Intussen was er een lege plek in uw leven. Wat ervoer u in die omstandigheden als het zwaarst?

„Ik kreeg vijf minuten om een paar spullen uit ons appartement te halen en moest daarna weg uit Sidon. We hielden van ons huis, maar ik denk dat ik eraan kapot was gegaan als ik er gebleven was. Ik herinner me nog dat ik de trouwring van mijn vinger schoof, als teken dat mijn huwelijk was afgelopen. Later heb ik onze beide ringen aan een ketting gehangen.

Ik werd in eerste instantie opgevangen in de hoofdstad Beiroet. Daar moest, met hulp van ambassades, van alles worden geregeld voor de begrafenis. Een paar dagen later vloog ik naar Washington. Dat was een van de zwaarste momenten. Twee vluchten van in totaal vijftien uur, waarbij mijn vrouw niet naast me zat. Haar lichaam lag beneden in een kist. Verschrikkelijk. Bonnie is in Amerika begraven.
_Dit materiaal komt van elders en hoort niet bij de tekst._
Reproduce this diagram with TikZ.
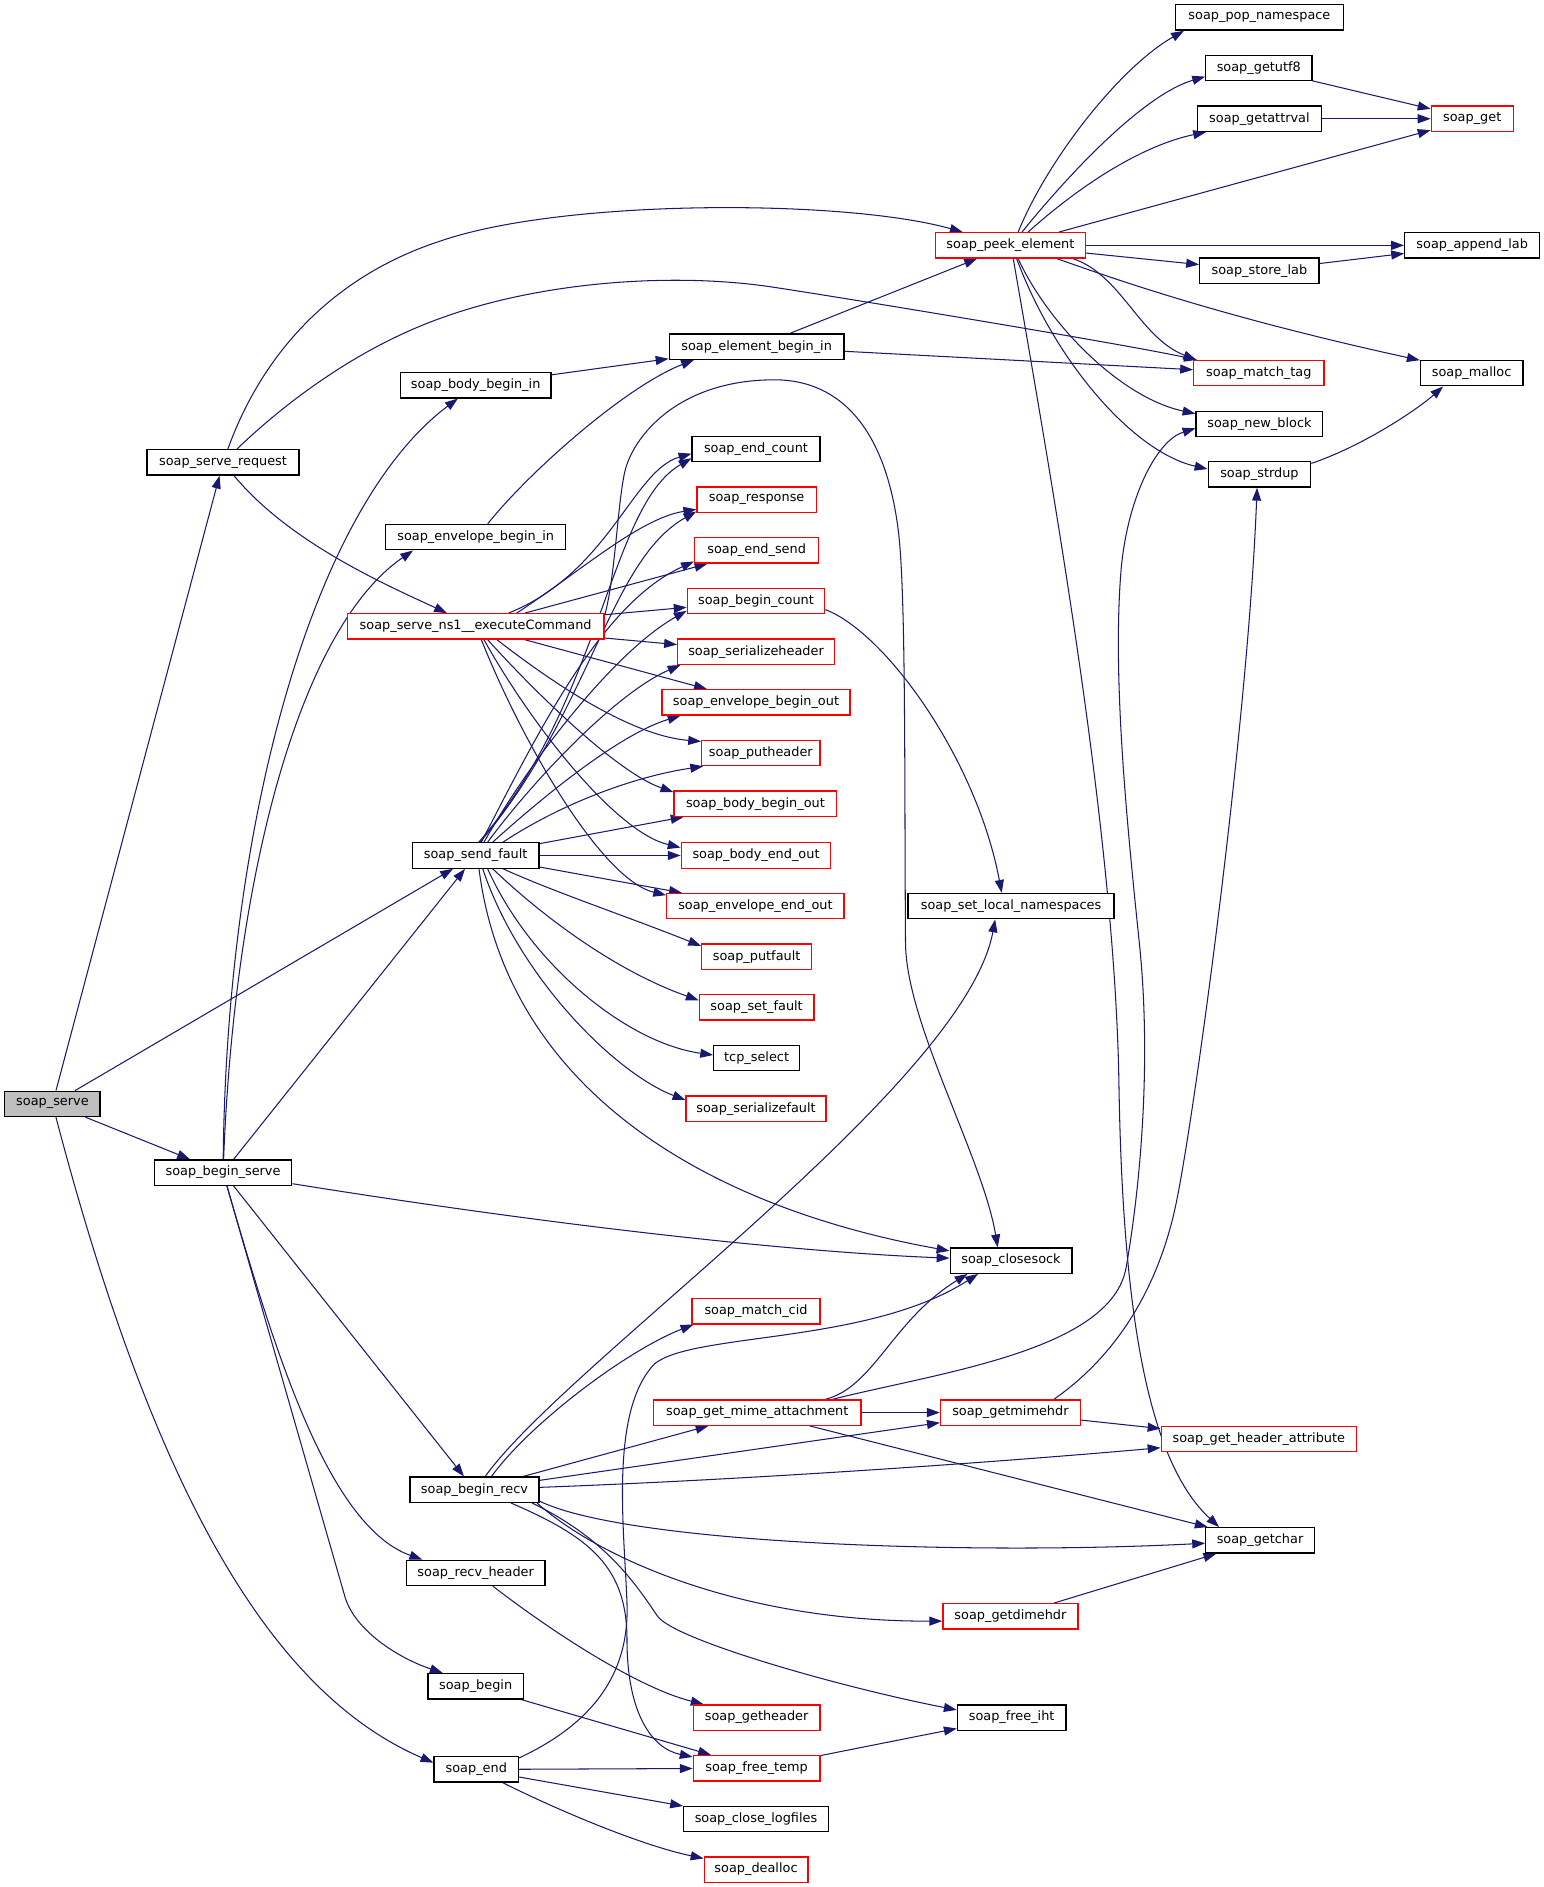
\documentclass[tikz,border=0pt]{standalone}
\usepackage{fontspec}
\setmainfont{DejaVu Sans}
\usetikzlibrary{arrows.meta,backgrounds}
\definecolor{edgeblue}{HTML}{191970}
\definecolor{rootgray}{HTML}{BFBFBF}
\tikzset{
  fn/.style={draw=black, fill=white, line width=0.8pt, inner sep=0pt,
    minimum height=15.75pt, font=\fontsize{8}{9.6}\selectfont, text=black},
  fnred/.style={fn, draw=red},
  fnroot/.style={fn, fill=rootgray},
  wd/.style={minimum width=#1*0.75pt},
  e/.style={draw=edgeblue, line width=0.65pt, -{Triangle[length=8pt,width=5.6pt]}},
}
\begin{document}
\begin{tikzpicture}[x=0.75pt,y=-0.75pt]
\useasboundingbox (0,0) rectangle (1280,1565);
% nodes
\node[fnroot, wd=79] (serve) at (43.5,915.5) {soap\_serve};
\node[fn, wd=126] (sreq) at (185,383.5) {soap\_serve\_request};
\node[fn, wd=114] (bserve) at (185,972.5) {soap\_begin\_serve};
\node[fn, wd=70] (send) at (395,1467.5) {soap\_end};
\node[fn, wd=125] (bbin) at (394.5,319.5) {soap\_body\_begin\_in};
\node[fn, wd=149] (ebin) at (394.5,445.5) {soap\_envelope\_begin\_in};
\node[fnred, wd=213] (exec) at (394.5,519.5) {soap\_serve\_ns1\_\_executeCommand};
\node[fn, wd=105] (sfault) at (394.5,709.5) {soap\_send\_fault};
\node[fn, wd=107] (brecv) at (393.5,1235.5) {soap\_begin\_recv};
\node[fn, wd=115] (rhdr) at (394.5,1304.5) {soap\_recv\_header};
\node[fn, wd=79] (begin) at (394.5,1398.5) {soap\_begin};
\node[fn, wd=145] (elbin) at (627.5,287.5) {soap\_element\_begin\_in};
\node[fn, wd=106] (ecount) at (627,372.5) {soap\_end\_count};
\node[fnred, wd=99] (resp) at (627.5,414.5) {soap\_response};
\node[fnred, wd=103] (esend) at (627.5,456.5) {soap\_end\_send};
\node[fnred, wd=114] (bcount) at (627,498.5) {soap\_begin\_count};
\node[fnred, wd=130] (serhdr) at (627,540.5) {soap\_serializeheader};
\node[fnred, wd=156] (ebout) at (627,582.5) {soap\_envelope\_begin\_out};
\node[fnred, wd=98] (puthdr) at (631,624.5) {soap\_putheader};
\node[fnred, wd=135] (bbout) at (626.5,666.5) {soap\_body\_begin\_out};
\node[fnred, wd=124] (beout) at (627,709.5) {soap\_body\_end\_out};
\node[fnred, wd=147] (eeout) at (626.5,751.5) {soap\_envelope\_end\_out};
\node[fnred, wd=91] (putf) at (627.5,793.5) {soap\_putfault};
\node[fnred, wd=95] (setf) at (627.5,835.5) {soap\_set\_fault};
\node[fn, wd=71] (tcp) at (627.5,877.5) {tcp\_select};
\node[fnred, wd=116] (serf) at (627,919.5) {soap\_serializefault};
\node[fnred, wd=106] (mcid) at (627,1087.5) {soap\_match\_cid};
\node[fnred, wd=172] (gma) at (628,1171.5) {soap\_get\_mime\_attachment};
\node[fnred, wd=105] (ghdr) at (627.5,1424.5) {soap\_getheader};
\node[fnred, wd=105] (ftemp) at (627.5,1466.5) {soap\_free\_temp};
\node[fn, wd=120] (clog) at (627,1508.5) {soap\_close\_logfiles};
\node[fnred, wd=86] (dealloc) at (627,1550.5) {soap\_dealloc};
\node[fnred, wd=124] (peek) at (838,203.5) {soap\_peek\_element};
\node[fn, wd=171] (slns) at (838.5,751.5) {soap\_set\_local\_namespaces};
\node[fn, wd=101] (csock) at (838.5,1045.5) {soap\_closesock};
\node[fnred, wd=116] (gmh) at (838,1171.5) {soap\_getmimehdr};
\node[fnred, wd=112] (gdh) at (838,1340.5) {soap\_getdimehdr};
\node[fn, wd=90] (fiht) at (839,1424.5) {soap\_free\_iht};
\node[fn, wd=139] (popns) at (1044.5,14.5) {soap\_pop\_namespace};
\node[fn, wd=88] (gutf) at (1044,56.5) {soap\_getutf8};
\node[fn, wd=103] (gattr) at (1044.5,98.5) {soap\_getattrval};
\node[fn, wd=99] (slab) at (1044.5,224.5) {soap\_store\_lab};
\node[fnred, wd=108] (mtag) at (1044,309.5) {soap\_match\_tag};
\node[fn, wd=105] (nblk) at (1044.5,351.5) {soap\_new\_block};
\node[fn, wd=85] (sdup) at (1044.5,393.5) {soap\_strdup};
\node[fnred, wd=162] (gha) at (1044,1193.5) {soap\_get\_header\_attribute};
\node[fn, wd=90] (gchar) at (1045,1277.5) {soap\_getchar};
\node[fnred, wd=68] (sget) at (1221,98.5) {soap\_get};
\node[fn, wd=112] (alab) at (1221,203.5) {soap\_append\_lab};
\node[fn, wd=85] (smal) at (1220.5,309.5) {soap\_malloc};
% edges
\begin{pgfonlayer}{background}
\fill[white] (0,0) rectangle (1280,1565);
% soap_serve
\draw[e] (serve) -- (sreq);
\draw[e] (serve) -- (sfault);
\draw[e] (serve) -- (bserve);
\draw[e] (serve) .. controls (125,1226) and (220,1402) .. (send.171);
% soap_serve_request
\draw[e] (sreq) .. controls (215,300) and (270,230) .. (368,199) .. controls (470,165) and (700,165) .. (peek);
\draw[e] (sreq) .. controls (225,345) and (288,291) .. (368,263) .. controls (452,233) and (560,226) .. (640,238) .. controls (700,247) and (930,285) .. (mtag);
\draw[e] (sreq) .. controls (240,450) and (320,485) .. (exec);
% soap_begin_serve
\draw[e] (bserve) .. controls (188,680) and (260,420) .. (bbin);
\draw[e] (bserve) .. controls (195,720) and (250,520) .. (ebin.192);
\draw[e] (bserve) -- (sfault);
\draw[e] (bserve) .. controls (450,1015) and (650,1038) .. (csock);
\draw[e] (bserve) -- (brecv);
\draw[e] (bserve) .. controls (225,1110) and (270,1265) .. (rhdr.166);
\draw[e] (bserve) -- (286,1324) .. controls (294,1352) and (330,1375) .. (begin.158);
% body / envelope begin in
\draw[e] (bbin) -- (elbin);
\draw[e] (ebin.48) .. controls (440,390) and (520,320) .. (elbin.192);
\draw[e] (elbin) -- (peek);
\draw[e] (elbin) -- (mtag);
% soap_peek_element
\draw[e] (peek.60) .. controls (870,130) and (930,55) .. (popns.190);
\draw[e] (peek.49) .. controls (890,140) and (950,78) .. (gutf.189);
\draw[e] (peek.37) .. controls (900,150) and (950,120) .. (gattr.194);
\draw[e] (peek) -- (sget);
\draw[e] (peek) -- (alab);
\draw[e] (peek) -- (slab);
\draw[e] (slab) -- (alab);
\draw[e] (gutf) -- (sget);
\draw[e] (gattr) -- (sget);
\draw[e] (peek.348) .. controls (930,228) and (945,280) .. (mtag.168);
\draw[e] (peek.344) .. controls (910,226) and (1000,260) .. (smal.166);
\draw[e] (peek.300) .. controls (870,270) and (930,330) .. (nblk.171);
\draw[e] (peek.295) .. controls (875,300) and (940,375) .. (sdup.174);
\draw[e] (peek.282) .. controls (877,426) and (925,700) .. (928,900) .. controls (931,1080) and (950,1210) .. (gchar.162);
\draw[e] (sdup.12) .. controls (1130,370) and (1175,340) .. (smal.205);
% executeCommand
\draw[e] (exec.22) .. controls (505,475) and (525,390) .. (ecount.184);
\draw[e] (exec.18) .. controls (480,475) and (530,430) .. (resp);
\draw[e] (exec) -- (esend);
\draw[e] (exec) -- (bcount);
\draw[e] (exec) -- (serhdr);
\draw[e] (exec) -- (ebout);
\draw[e] (exec.328) .. controls (450,560) and (520,610) .. (puthdr.169);
\draw[e] (exec.312) .. controls (440,570) and (510,640) .. (bbout.172);
\draw[e] (exec.302) .. controls (440,600) and (510,690) .. (beout.174);
\draw[e] (exec.293) .. controls (435,620) and (500,730) .. (eeout.173);
\draw[e] (exec.5) .. controls (510,480) and (512,420) .. (518,392) .. controls (524,364) and (560,316) .. (640,315) .. controls (700,314) and (735,360) .. (745,440) .. controls (751.5,492) and (750,650) .. (751,783) .. controls (752,850) and (815,960) .. (csock.135);
% soap_send_fault
\draw[e] (sfault.77) .. controls (500,580) and (505,420) .. (ecount.188);
\draw[e] (sfault.72) .. controls (490,590) and (505,465) .. (resp.191);
\draw[e] (sfault.67) .. controls (450,600) and (500,500) .. (esend.190);
\draw[e] (sfault.58) .. controls (440,630) and (510,540) .. (bcount.188);
\draw[e] (sfault.48) .. controls (440,650) and (510,575) .. (serhdr.190);
\draw[e] (sfault.38) .. controls (440,670) and (510,610) .. (ebout.190);
\draw[e] (sfault.26) .. controls (460,670) and (520,645) .. (puthdr.193);
\draw[e] (sfault) -- (bbout);
\draw[e] (sfault) -- (beout);
\draw[e] (sfault) -- (eeout);
\draw[e] (sfault.334) .. controls (460,740) and (520,760) .. (putf.169);
\draw[e] (sfault.322) .. controls (450,760) and (510,805) .. (setf.173);
\draw[e] (sfault.312) .. controls (440,800) and (520,865) .. (tcp.176);
\draw[e] (sfault.298) .. controls (430,810) and (510,890) .. (serf.173);
\draw[e] (sfault.284) .. controls (420,900) and (580,1000) .. (csock.171);
% soap_begin_recv
\draw[e] (brecv.51) .. controls (470,1130) and (800,900) .. (slns.220);
\draw[e] (brecv.38) .. controls (440,1180) and (520,1120) .. (mcid.192);
\draw[e] (brecv) -- (gma);
\draw[e] (brecv) -- (gmh);
\draw[e] (brecv) .. controls (600,1228) and (800,1215) .. (gha);
\draw[e] (brecv.350) .. controls (520,1280) and (800,1290) .. (gchar.183);
\draw[e] (brecv.348) .. controls (500,1295) and (620,1345) .. (gdh.184);
\draw[e] (brecv.347) .. controls (500,1275) and (525,1310) .. (545,1340) .. controls (558,1360) and (700,1400) .. (fiht.172);
\draw[e] (brecv.340) .. controls (490,1275) and (520,1300) .. (520,1360) .. controls (520,1420) and (540,1450) .. (ftemp.170);
% recv_header, begin, end
\draw[e] (rhdr) .. controls (460,1355) and (530,1400) .. (ghdr);
\draw[e] (begin) -- (ftemp);
\draw[e] (send) -- (ftemp);
\draw[e] (send) -- (clog);
\draw[e] (send) .. controls (460,1500) and (530,1530) .. (dealloc);
\draw[e] (send.15) .. controls (490,1430) and (522,1390) .. (520,1330) .. controls (518,1270) and (505,1170) .. (543,1131) .. controls (575,1105) and (720,1115) .. (csock.202);
% get_mime_attachment
\draw[e] (gma.11) .. controls (725,1150) and (740,1095) .. (csock.197);
\draw[e] (gma.10) .. controls (780,1138) and (922,1120) .. (934,1051) .. controls (946,982) and (955,880) .. (945,783) .. controls (935,686) and (922,560) .. (930,470) .. controls (936,410) and (960,365) .. (nblk.184);
\draw[e] (gma) -- (gmh);
\draw[e] (gma) -- (gchar);
\draw[e] (gmh) -- (gha);
\draw[e] (gmh.17) .. controls (925,1125) and (960,1070) .. (975,1000) .. controls (990,930) and (1035,600) .. (sdup.260);
\draw[e] (gdh) -- (gchar);
\draw[e] (ftemp) -- (fiht);
% begin_count
\draw[e] (bcount.353) .. controls (735,525) and (810,630) .. (slns.125);
\end{pgfonlayer}
\end{tikzpicture}
\end{document}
Bij die gelegenheid heb ik ook over vergeving gesproken. Die boodschap is via de media wereldwijd verspreid. Door Bonnies dood was het Evangelie voorpaginanieuws.”

Is de dader ooit opgepakt en berecht?

„Eén man heeft op Bonnie geschoten, maar hij zal door anderen zijn gestuurd. De Libanese overheid zegt dat er later een groep extremisten is opgepakt, onder wie degene die mijn vrouw heeft doodgeschoten. Die man zou kort daarna in de gevangenis zijn overleden. Er zijn christenen die daaraan twijfelen. Ik vermoed dat de dader in ieder geval nooit is berecht.”

Hoe heeft de moord op uw vrouw uw leven veranderd?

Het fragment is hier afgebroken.